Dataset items
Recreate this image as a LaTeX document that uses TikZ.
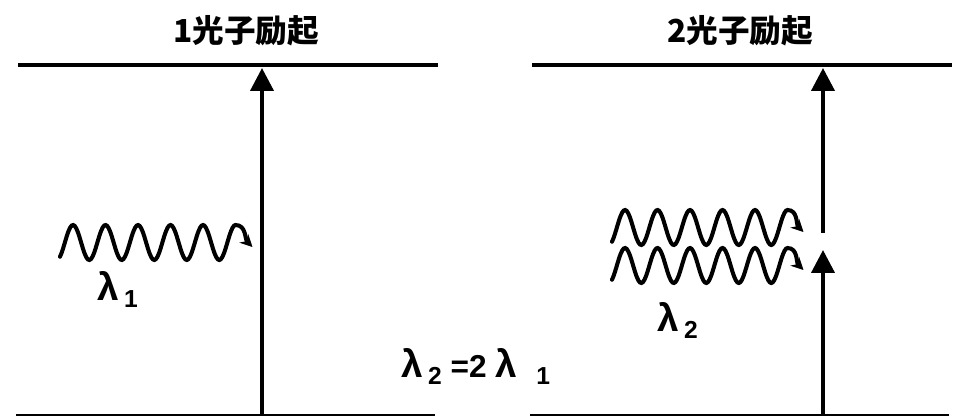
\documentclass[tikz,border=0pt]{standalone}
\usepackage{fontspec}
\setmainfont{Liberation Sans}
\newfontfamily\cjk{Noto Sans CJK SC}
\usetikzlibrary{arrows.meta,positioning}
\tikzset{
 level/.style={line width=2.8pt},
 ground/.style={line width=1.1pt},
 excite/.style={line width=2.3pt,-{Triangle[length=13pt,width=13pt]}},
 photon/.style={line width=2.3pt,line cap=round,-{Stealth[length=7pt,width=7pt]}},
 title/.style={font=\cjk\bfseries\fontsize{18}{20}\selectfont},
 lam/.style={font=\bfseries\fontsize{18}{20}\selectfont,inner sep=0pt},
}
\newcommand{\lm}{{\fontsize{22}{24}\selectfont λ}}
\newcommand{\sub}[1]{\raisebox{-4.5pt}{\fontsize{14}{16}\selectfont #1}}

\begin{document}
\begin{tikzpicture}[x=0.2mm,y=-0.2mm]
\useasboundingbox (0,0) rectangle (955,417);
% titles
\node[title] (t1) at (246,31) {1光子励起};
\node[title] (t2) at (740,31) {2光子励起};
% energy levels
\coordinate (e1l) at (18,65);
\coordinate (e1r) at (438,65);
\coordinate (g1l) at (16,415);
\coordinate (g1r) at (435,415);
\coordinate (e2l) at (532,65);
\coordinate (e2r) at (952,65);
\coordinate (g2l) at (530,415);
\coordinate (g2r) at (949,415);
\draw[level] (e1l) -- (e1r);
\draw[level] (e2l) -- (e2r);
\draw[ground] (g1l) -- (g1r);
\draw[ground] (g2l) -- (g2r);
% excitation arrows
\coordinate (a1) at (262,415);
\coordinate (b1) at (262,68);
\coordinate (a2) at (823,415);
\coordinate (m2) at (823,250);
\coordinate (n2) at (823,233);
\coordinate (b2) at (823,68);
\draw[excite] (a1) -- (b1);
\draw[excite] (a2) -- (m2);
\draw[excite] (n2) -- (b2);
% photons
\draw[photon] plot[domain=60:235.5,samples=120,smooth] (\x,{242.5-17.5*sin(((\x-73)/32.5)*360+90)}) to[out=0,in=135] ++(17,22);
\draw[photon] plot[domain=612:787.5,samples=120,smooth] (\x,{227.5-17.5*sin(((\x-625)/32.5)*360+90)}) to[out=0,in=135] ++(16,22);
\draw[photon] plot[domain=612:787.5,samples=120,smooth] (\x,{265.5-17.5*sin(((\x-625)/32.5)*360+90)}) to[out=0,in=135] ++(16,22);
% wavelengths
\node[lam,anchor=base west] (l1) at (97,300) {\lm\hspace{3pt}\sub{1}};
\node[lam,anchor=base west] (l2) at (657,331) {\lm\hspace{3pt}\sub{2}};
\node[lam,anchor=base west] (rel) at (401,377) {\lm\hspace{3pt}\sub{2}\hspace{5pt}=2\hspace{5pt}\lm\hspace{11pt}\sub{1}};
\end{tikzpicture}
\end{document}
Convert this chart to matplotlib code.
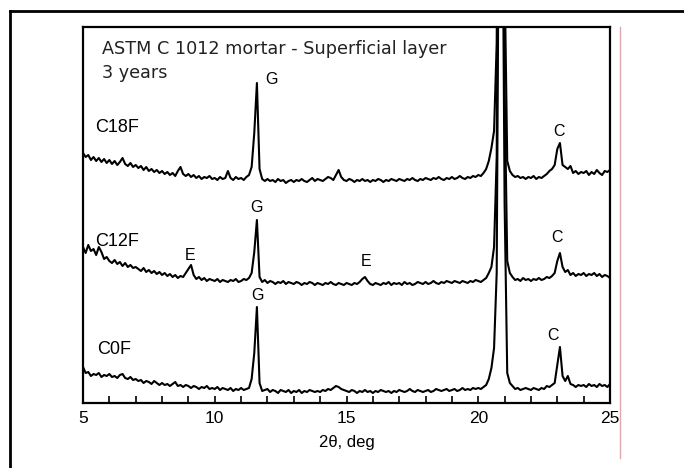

### Exercise
Report the number of lines in the listing that include the string "this"; give nothing but the number.

### Task solution
2